My devotional and study this morning brought some renewal to my spirit that I needed today. I’m finding in my pursuit of the Father this year, there is freedom I had not yet tapped into in my faith journey and it is providing a new burst of peace to my heart and mind. John 14 is my focus today and I’m trying to picture the scene, the Disciples asking Jesus for a better understand of Who He is and Where He is going to prepare a place for us in heaven. It is truly a frozen moment in time, causes me to stop in my own faith journey and consider, “How well do I know the Father and do I fully trust and believe He has a place for me in Heaven?” What an incredible thing to consider, Jesus was with them in the flesh, spent years with His disciples. They knew Jesus in a way we never will, and yet….they couldn’t grasp Who He was, not completely. How could they not know and believe Who He was when He was right there with them, in the flesh? To consider this struggle, in comparison with our own is just not something I think can be compared. I can’t get past it. He was with them, in the flesh, speaking, performing miracles, healing, raising the dead, bringing sight to the blind, healing the sick, and yet they didn’t get Who He truly was. We don’t have Jesus in the flesh like the disciples did, but we have the Word of God, the written account of His life and its impact on so many and the Holy Spirit residing in us. Why is it such a difficult thing to grasp? Why is it so hard, day to day, to know the Father is always with us and is always for us? We have an opportunity every single day to live out our faith, be an example to others, because He is busy preparing Heaven for each and every one of us as we come to know Him and commit our lives to Him. His timing is not our timing, and is in fact something we cannot possibly comprehend. So, the only way we can possibly understand any of this, the point of our time on this earth, believing even though we cannot see with our eyes, hear with our ears, touch with our hands……He has loved us so deeply and because of what He allowed His Son to endure for our sake, we can most certainly wait a little longer and believe beyond our own understanding that He is Who He says that He is.
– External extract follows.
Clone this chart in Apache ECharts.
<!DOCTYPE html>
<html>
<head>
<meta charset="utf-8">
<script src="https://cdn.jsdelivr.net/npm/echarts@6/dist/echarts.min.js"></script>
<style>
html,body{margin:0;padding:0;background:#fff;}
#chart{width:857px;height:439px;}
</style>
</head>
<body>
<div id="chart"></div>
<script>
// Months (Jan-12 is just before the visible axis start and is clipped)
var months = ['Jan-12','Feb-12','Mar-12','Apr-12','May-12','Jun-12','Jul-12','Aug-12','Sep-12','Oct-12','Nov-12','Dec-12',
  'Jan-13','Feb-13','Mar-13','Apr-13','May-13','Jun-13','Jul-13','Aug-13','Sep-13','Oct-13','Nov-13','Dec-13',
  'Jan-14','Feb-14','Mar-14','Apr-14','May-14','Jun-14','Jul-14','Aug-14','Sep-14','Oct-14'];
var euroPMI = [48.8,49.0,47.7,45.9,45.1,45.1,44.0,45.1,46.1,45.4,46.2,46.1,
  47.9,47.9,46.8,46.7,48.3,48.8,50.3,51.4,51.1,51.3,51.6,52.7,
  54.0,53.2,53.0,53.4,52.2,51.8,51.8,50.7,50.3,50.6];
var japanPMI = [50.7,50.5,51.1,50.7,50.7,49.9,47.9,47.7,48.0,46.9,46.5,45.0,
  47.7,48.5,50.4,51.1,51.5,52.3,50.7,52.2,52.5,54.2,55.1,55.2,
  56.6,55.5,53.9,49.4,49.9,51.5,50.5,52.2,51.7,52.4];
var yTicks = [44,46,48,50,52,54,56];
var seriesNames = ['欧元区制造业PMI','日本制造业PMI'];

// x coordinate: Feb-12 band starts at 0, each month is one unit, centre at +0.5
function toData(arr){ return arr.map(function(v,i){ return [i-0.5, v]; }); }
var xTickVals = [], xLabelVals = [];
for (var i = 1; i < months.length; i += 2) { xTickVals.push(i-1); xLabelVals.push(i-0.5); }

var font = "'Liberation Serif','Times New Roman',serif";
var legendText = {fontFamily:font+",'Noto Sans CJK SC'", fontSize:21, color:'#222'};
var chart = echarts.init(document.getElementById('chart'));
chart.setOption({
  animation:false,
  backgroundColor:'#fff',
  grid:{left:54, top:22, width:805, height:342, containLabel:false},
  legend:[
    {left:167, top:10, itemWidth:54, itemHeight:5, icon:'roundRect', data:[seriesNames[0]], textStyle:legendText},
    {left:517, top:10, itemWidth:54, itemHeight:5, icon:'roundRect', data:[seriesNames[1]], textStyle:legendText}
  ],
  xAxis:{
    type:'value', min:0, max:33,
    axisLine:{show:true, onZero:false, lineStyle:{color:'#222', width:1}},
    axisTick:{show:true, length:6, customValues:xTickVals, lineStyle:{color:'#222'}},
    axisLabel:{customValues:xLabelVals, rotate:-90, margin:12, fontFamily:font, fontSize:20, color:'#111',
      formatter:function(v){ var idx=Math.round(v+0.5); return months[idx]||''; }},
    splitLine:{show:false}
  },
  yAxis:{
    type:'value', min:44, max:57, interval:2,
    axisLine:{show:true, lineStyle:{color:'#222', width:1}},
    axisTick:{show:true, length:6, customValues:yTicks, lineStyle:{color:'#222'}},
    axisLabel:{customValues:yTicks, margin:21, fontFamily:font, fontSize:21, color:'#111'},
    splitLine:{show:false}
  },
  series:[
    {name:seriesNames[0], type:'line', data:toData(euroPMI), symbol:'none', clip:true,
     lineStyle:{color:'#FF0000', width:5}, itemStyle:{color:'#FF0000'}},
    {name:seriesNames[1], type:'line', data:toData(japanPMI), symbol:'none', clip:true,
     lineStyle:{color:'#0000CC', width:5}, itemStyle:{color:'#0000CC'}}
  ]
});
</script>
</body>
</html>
Faith is what keeps us going, keeps us motivated, keeps us hoping, believing in something far beyond this pitiful and miserable world. There’s a lot this world can offer that seems perfect and good, but ultimately nothing we find here will last. It is all going to fade, wither, and blow away in the wind. What we know to be lasting and worth hoping for, waiting for, making the best of this life for, is eternity with our Father God. I can’t explain it, and there is still so much I don’t know, but I know the God who has all the answers. I believe He loves me, has purposed me for far better than what I can dream up for myself, and I will choose to live my life well today knowing He is taking care of it all for me.

Do not let your hearts be troubled. Trust in God; trust also in me. In my Father's house are many rooms; if it were not so, I would have told you. I am going there to prepare a place for you. And if I go and prepare a place for you, I will come back and take you to be with me that you also may be where I am (John 14:1-3, NIV).